Любопытный исторический анекдот связан с Бабушкиным переулком, переименованным в улицу Александра Лукьянова — героя-летчика, совершившего один из первых таранов в Отечественную войну. Бабушкиным переулок назывался в честь старожилов Басманной, владельцев шелковой и полотняной фабрики Бабушкиных, чей дом находился напротив. Переулок этот просуществовал тринадцать лет, когда домовладелец Гурьев потребовал от Управы благочиния закрыть его, аргументируя следующим (приведу почти целиком этот образчик казенного косноязычия): «…И мостовой не имеетца, и бывает великая в осеннее время грязь, от которой проезду и проходу пешим людям не бывает. А в зимнее время ночью вывозят по пустое одного с обывательских дворов всякую нечистоту, отчего бывает тяжолость воздуха и по глухоте оного в ночные времена часто бывают шумы и драки».
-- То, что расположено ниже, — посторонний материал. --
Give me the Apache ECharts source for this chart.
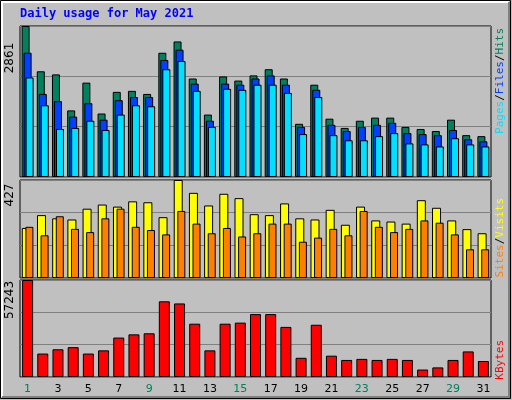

Но другие обыватели оспорили Гурьева, считая, что переулок этот нужен во время пожара. И все просили управу замостить его, особенно московские купцы Петр и Семен Андреевы, дети Бабушкина, по причине той, что «домы их стоят один в Старой, а другой в Новой Басманной, и противу того самого переулка, а Петра Бабушкина и по оному всему переулку, шедши из Старой Басманной в Новую по правую руку на обе оные улицы вовесь переулок вышел». Тоже неплохо закручено! Самое удивительное, что чиновники управы разобрались в этой словесной непролази и велели частному приставу замостить переулок.
«Ще це за ум! Ще це за розум!» — как говаривал тату князей Разумовских…
Кузнецкий мост
К самым сильным переживаниям моего раннего детства принадлежат мамины походы в «город». Так называлось триединство Кузнецкого моста, Петровки и Столешникова переулка. Если маме нужно было в другую часть Москвы, слово «город» никогда не произносилось. «Мне на Пятницкую… на Остоженку… на Арбат… на Страстной бульвар…» — конкретно, суховато, по-деловому. И с мечтательной интонацией: «Я иду в город» — в таинственную, волшебную страну, начинавшуюся за тогдашней улицей Дзержинского (Большая Лубянка) против Фуркасовского переулка.
Маминому походу в «город» предшествовал целый ритуал. Мама долго сидела перед зеркалом и что-то делала со своим лицом. После этого у нее расцветал рот, алели скулы, а ресницы становились черными и мохнатыми. Мне очень нравилась такая вот преображенная мама. Я не вникал в суть ее манипуляций с разными тюбиками, коробочками, трубочками, щеточками, кисточками, пуховками и пульверизатором, не любя разгаданных чудес. В каждом явлении прекрасна его тайна. Меня не только не занимало, что у игрушек внутри, но сама мысль нарушить дивную целостность была отвратительна. Чем старше я становился, тем меньше оставалось вокруг меня неназванных явлений, что отнюдь не прибавляло мне счастья. Во всяком случае, я ничего не выиграл, когда моего слуха коснулись слова, обозначавшие таинственные действия мамы перед походом в «город»: надо намазаться.
В пору, когда мама уже «мазалась», а не священнодействовала перед зеркалом, меня стали брать в «город». Я не помню своего первого путешествия в страну неведомого, хотя по правилам здравомыслия все первоначальное должно навсегда врезаться в сознание: первая любовь, первый поцелуй, первая книга, первая рюмка, первое предательство.
Я вообще не помню отчетливо и последовательно ни одного такого похода. Легкий наркотический привкус несказанного наслаждения помешал дивным, подернутым сладостным туманцем видениям выстроиться в цельную картину. Всякий раз я поражался многолюдству Кузнецкого моста по выходе из сумрачного ущелья Фуркасовского переулка в свет маленькой площади Вацлава Воровского. Помню чудесные, движущиеся, перевернутые вверх ногами человеческие фигурки в низко расположенных стеклах обувного магазина на углу Кузнецкого моста и Петровки. Но что это были за стекла и почему в них отражались заоконные пешеходы, да еще в опрокинутом виде, — убей бог, не знаю, даже не догадываюсь. Это легко выяснить, но мне хочется сохранить для себя тайну перевернутого мира, порой населенного только большими ногами, шагающими по асфальтовому небу, порой маленькими фигурками, над головой у которых сияла небесная синь. Кажется, к этому эффекту причастна камера обскура?..
Еще я помню страшного нищего на Петровке возле Пассажа, он совал прохожим культю обрубленной руки и, брызгая слюной, орал: «Родной, биржевик, подай герою всех войн и революций!» Нэп был уже на исходе, и биржевики, настоящие и бывшие, испуганно совали опасному калеке рубли и трешки. Впрочем, так же поступали негоцианты и предприниматели, не имевшие к бирже никакого отношения. Сколько я себя помню, страх всегда правил свой безустанный бал.